Reporting from London, The Business notes that so-called tax havens are among the world's richest jurisdictions. But rather than emulating success, high-tax nations attack these free-market outposts — with the Paris-based Organization for Economic Cooperation and Development leading the charge:
Of the 20 wealthiest nations, 13 of them are low-tax territories. ...In the past few years, politicians from the developed world have led a determined assault on tax havens. ...The Paris-based Organisation for Economic Co-operation and Development has led a series of attacks on the world’s tax havens, accusing them of complicity in money laundering and of lacking transparency. At one point the French government advocated an international boycott of tax havens, arguing that EU banks should refuse to deal with them. ...Even the Vatican has joined the campaign. Pope Benedict XVI was reported last month to be working on a doctrinal pronouncement that will condemn tax evasion as “socially unjust”, while the planned encyclical — the most authoritative statement a pope can issue — will denounce the use of tax havens and offshore bank accounts by wealthy individuals, on the grounds that they reduce the tax revenues raised for the benefit of society as a whole (although curiously the Vatican hasn’t reacted so well to proposals by the Italian government to curb the Catholic church’s own tax break). But instead of attacking tax havens, other countries should be trying to learn from them. The way they lead the global wealth rankings is testament to the power of lower taxes to raise overall living standards.

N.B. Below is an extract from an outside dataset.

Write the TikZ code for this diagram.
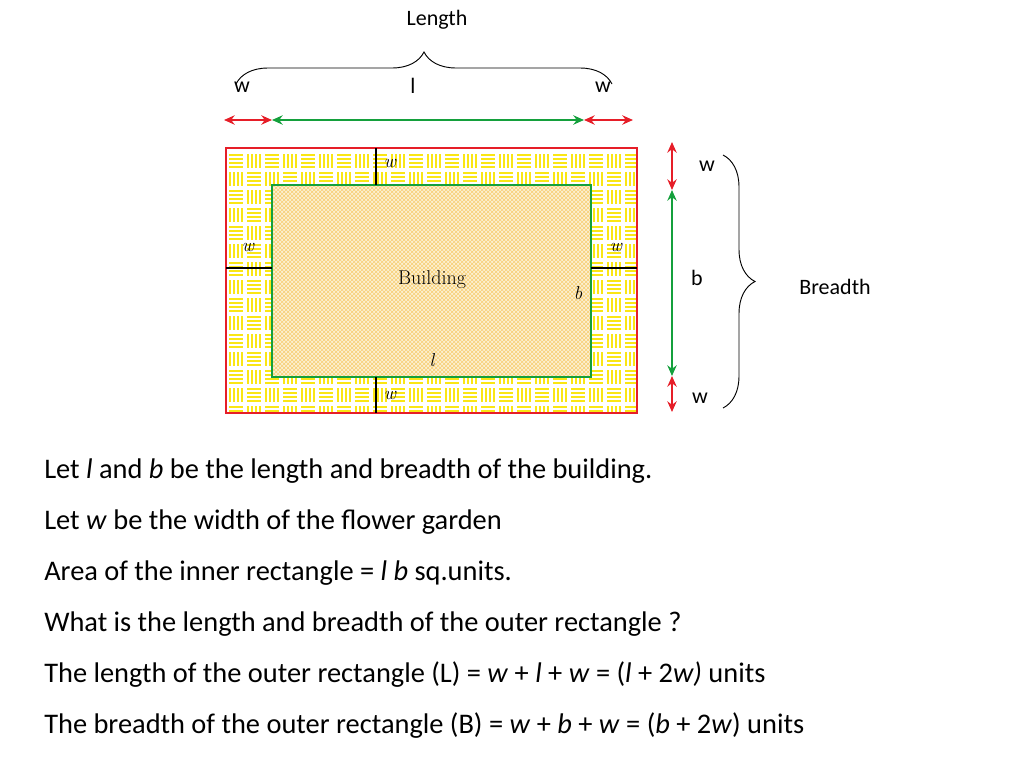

The story explains that the demagoguery against low-tax jurisdictions — particularly regarding charges of money laundering — is false (something that is confirmed by both international bureaucracies and U.S. government sources):
[T]hough money laundering through the Cayman Islands may be a staple of popular fiction, there isn’t much evidence for it in the real world. Most criminals launder the proceeds of the crimes domestically, since they are well aware that moving their money across borders only increases the chances of detection. Terrorists use traditional networks of money changers — not banks in Jersey.

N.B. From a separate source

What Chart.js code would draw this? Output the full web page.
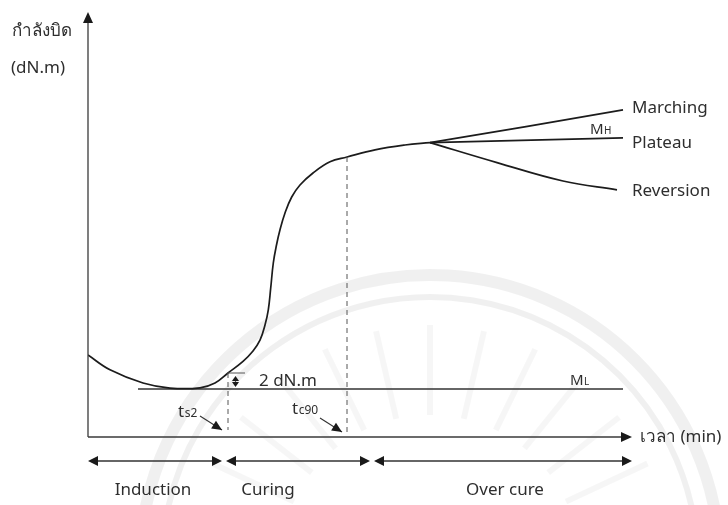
<!DOCTYPE html>
<html>
<head>
<meta charset="utf-8">
<script src="https://cdn.jsdelivr.net/npm/chart.js@4/dist/chart.umd.min.js"></script>
<style>
  html, body { margin: 0; padding: 0; background: #fff; }
  #wrap { width: 728px; height: 505px; position: relative; }
</style>
</head>
<body>
<div id="wrap"><canvas id="c" width="728" height="505"></canvas></div>
<script>
// Rheometer cure curve: time (min) vs torque (dN.m)
const cureTime   = [0, 1.1, 2.75, 4.1, 5.6, 6.35, 7.0, 7.75, 8.25, 8.6, 8.85, 9.015, 9.135, 9.265, 9.425, 9.6, 9.85, 10.185, 10.6, 11.25, 12.1, 12.95, 14.35, 15.85, 17.1];
const cureTorque = [10.25, 8.4, 6.75, 6.12, 6.15, 6.75, 8.0, 9.45, 10.75, 12.1, 14.0, 15.9, 18.6, 21.75, 24.0, 25.9, 28.0, 30.0, 31.5, 33.0, 34.4, 35.0, 35.9, 36.5, 36.8];

// Behaviour after the optimum cure
const marchingTime    = [17.1, 21.9, 26.75];
const marchingTorque  = [36.8, 38.8, 40.9];
const plateauTime     = [17.1, 26.75];
const plateauTorque   = [36.8, 37.4];
const reversionTime   = [17.1, 20.45, 23.75, 26.45];
const reversionTorque = [36.8, 34.3, 32.0, 30.9];

// Characteristic values
const ML = 6.0;          // minimum torque
const MH = 37.4;         // maximum torque (plateau)
const RISE = 2;          // scorch rise above ML, dN.m
const TS2 = 7.0;         // scorch time
const TC90 = 12.95;      // optimum cure time
const TC90_TORQUE = 35.0;
const mlLineTime = [2.5, 26.75];

// Stage boundaries along the time axis
const stageNames = ['Induction', 'Curing', 'Over cure'];
const stageStart = [0, 6.9, 14.3];
const stageEnd   = [6.7, 14.1, 27.2];

const pts = (xs, ys) => xs.map((v, i) => ({ x: v, y: ys[i] }));
const INK = '#1c1c1c';
const TEXT = '#2e2e2e';
const FONT = '"Noto Sans", "DejaVu Sans", sans-serif';

function arrowHead(ctx, x, y, ang, len, half) {
  ctx.save();
  ctx.translate(x, y);
  ctx.rotate(ang);
  ctx.beginPath();
  ctx.moveTo(0, 0);
  ctx.lineTo(-len, -half);
  ctx.lineTo(-len, half);
  ctx.closePath();
  ctx.fill();
  ctx.restore();
}
function seg(ctx, x1, y1, x2, y2) {
  ctx.beginPath(); ctx.moveTo(x1, y1); ctx.lineTo(x2, y2); ctx.stroke();
}
// Text with a smaller trailing part (subscript style)
function subText(ctx, main, sub, x, y, big, small, dy) {
  ctx.font = big + 'px ' + FONT;
  ctx.fillText(main, x, y);
  const w = ctx.measureText(main).width;
  ctx.font = small + 'px ' + FONT;
  ctx.fillText(sub, x + w + 0.5, y + dy);
}

const decor = {
  id: 'decor',
  beforeDraw(chart) {
    // faint seal in the background
    const ctx = chart.ctx;
    ctx.save();
    ctx.strokeStyle = 'rgba(0,0,0,0.06)';
    ctx.lineWidth = 12;
    ctx.beginPath(); ctx.arc(430, 565, 290, Math.PI * 1.02, Math.PI * 1.98); ctx.stroke();
    ctx.lineWidth = 6;
    ctx.beginPath(); ctx.arc(430, 565, 268, Math.PI * 1.05, Math.PI * 1.95); ctx.stroke();
    ctx.strokeStyle = 'rgba(0,0,0,0.035)';
    ctx.lineWidth = 6;
    for (let a = 205; a <= 335; a += 13) {
      const r = a * Math.PI / 180;
      seg(ctx, 430 + Math.cos(r) * 150, 565 + Math.sin(r) * 150, 430 + Math.cos(r) * 240, 565 + Math.sin(r) * 240);
    }
    ctx.restore();
  },
  afterDatasetsDraw(chart) {
    const { ctx, scales: { x, y } } = chart;
    const X = v => x.getPixelForValue(v);
    const Y = v => y.getPixelForValue(v);
    const x0 = X(0), y0 = Y(0);
    const xEnd = X(x.max), yTop = Y(y.max);
    ctx.save();

    // axes with arrow tips
    ctx.strokeStyle = '#3a3a3a';
    ctx.fillStyle = '#1a1a1a';
    ctx.lineWidth = 1.3;
    seg(ctx, x0, y0, x0, yTop + 8);
    arrowHead(ctx, x0, yTop, -Math.PI / 2, 11, 5);
    seg(ctx, x0, y0, xEnd - 8, y0);
    arrowHead(ctx, xEnd, y0, 0, 11, 5);

    // dashed markers for ts2 and tc90
    ctx.setLineDash([5, 4]);
    ctx.strokeStyle = '#555';
    ctx.lineWidth = 1;
    seg(ctx, X(TS2), Y(ML + RISE), X(TS2), y0 - 7);
    seg(ctx, X(TC90), Y(TC90_TORQUE), X(TC90), y0 - 4);
    ctx.setLineDash([]);

    // 2 dN.m rise tick and marker
    ctx.strokeStyle = '#555';
    ctx.lineWidth = 1;
    seg(ctx, X(TS2), Y(ML + RISE), X(TS2) + 17, Y(ML + RISE));
    const mx = X(TS2) + 7.5;
    const top = Y(ML + RISE) + 3, bot = Y(ML) - 2;
    ctx.fillStyle = '#1a1a1a';
    ctx.lineWidth = 1.2;
    seg(ctx, mx, top + 3, mx, bot - 3);
    arrowHead(ctx, mx, top, -Math.PI / 2, 5, 3.5);
    arrowHead(ctx, mx, bot, Math.PI / 2, 5, 3.5);

    // pointer arrows
    ctx.strokeStyle = '#333';
    ctx.lineWidth = 1.1;
    const p1 = [X(TS2) - 28, y0 - 21, X(TS2) - 6, y0 - 7];
    seg(ctx, p1[0], p1[1], p1[2], p1[3]);
    arrowHead(ctx, p1[2], p1[3], Math.atan2(p1[3] - p1[1], p1[2] - p1[0]), 10, 4.5);
    const p2 = [X(TC90) - 27, y0 - 19, X(TC90) - 5, y0 - 5];
    seg(ctx, p2[0], p2[1], p2[2], p2[3]);
    arrowHead(ctx, p2[2], p2[3], Math.atan2(p2[3] - p2[1], p2[2] - p2[0]), 10, 4.5);

    // stage arrows below the time axis
    ctx.strokeStyle = '#333';
    ctx.fillStyle = '#1a1a1a';
    ctx.lineWidth = 1.3;
    const sy = y0 + 24;
    stageNames.forEach((name, i) => {
      const a = X(stageStart[i]), b = X(stageEnd[i]);
      seg(ctx, a + 6, sy, b - 6, sy);
      arrowHead(ctx, a, sy, Math.PI, 10, 5);
      arrowHead(ctx, b, sy, 0, 10, 5);
    });

    // text
    ctx.fillStyle = TEXT;
    ctx.textBaseline = 'middle';
    ctx.textAlign = 'left';
    ctx.font = '17px ' + FONT;
    ctx.fillText('กำลังบิด', 12, 31);
    ctx.fillText('(dN.m)', 11, 68);
    ctx.fillText('เวลา (min)', xEnd + 8, y0);

    const endX = X(marchingTime[marchingTime.length - 1]) + 9;
    ctx.fillText('Marching', endX, Y(marchingTorque[marchingTorque.length - 1]) - 2);
    ctx.fillText('Plateau', endX, Y(MH) + 5);
    ctx.fillText('Reversion', endX, Y(reversionTorque[reversionTorque.length - 1]) + 1);

    ctx.textAlign = 'center';
    const centers = [153, 268, 505];
    stageNames.forEach((name, i) => ctx.fillText(name, centers[i], y0 + 53));

    ctx.textAlign = 'left';
    ctx.textBaseline = 'alphabetic';
    ctx.font = '17px ' + FONT;
    ctx.fillText('2 dN.m', X(TS2) + 31, Y(ML) - 3);
    subText(ctx, 'M', 'L', X(24.1), Y(ML) - 4, 15, 10, 0);
    subText(ctx, 'M', 'H', X(25.1), Y(MH) - 4, 15, 10, 0);
    subText(ctx, 't', 's2', X(TS2) - 50, y0 - 20, 17, 12, 0);
    subText(ctx, 't', 'c90', X(TC90) - 55, y0 - 23, 17, 12, 0);
    ctx.restore();
  }
};

const lineStyle = { borderColor: INK, borderWidth: 1.7, pointRadius: 0, fill: false, showLine: true };

new Chart(document.getElementById('c'), {
  type: 'scatter',
  data: {
    datasets: [
      { ...lineStyle, label: 'cure', data: pts(cureTime, cureTorque), tension: 0.4 },
      { ...lineStyle, label: 'Marching', data: pts(marchingTime, marchingTorque), tension: 0 },
      { ...lineStyle, label: 'Plateau', data: pts(plateauTime, plateauTorque), tension: 0 },
      { ...lineStyle, label: 'Reversion', data: pts(reversionTime, reversionTorque), tension: 0.4 },
      { ...lineStyle, label: 'ML', data: pts(mlLineTime, [ML, ML]), borderWidth: 1.3, borderColor: '#333' }
    ]
  },
  options: {
    responsive: false,
    animation: false,
    layout: { padding: { left: 88, right: 96, top: 12, bottom: 68 } },
    plugins: { legend: { display: false }, tooltip: { enabled: false } },
    scales: {
      x: { type: 'linear', min: 0, max: 27.2, display: false },
      y: { type: 'linear', min: 0, max: 53.125, display: false }
    }
  },
  plugins: [decor]
});
</script>
</body>
</html>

The article closes with an excellent summary of the key issues. Tax competition constrains politicians and it encourages policies that make ordinary people richer, and tax havens play a key role in this process:
Low-tax territories provide an alternative to the high-tax world. They impose some discipline on governments elsewhere, restricting the amount they can raise in taxes by providing an escape route. But more importantly, they demonstrate the ability of lower taxes to consistently raise living standards, even in the most unpromising locations. Maybe it is time to stop hammering the tax havens — and start trying to learn from them instead.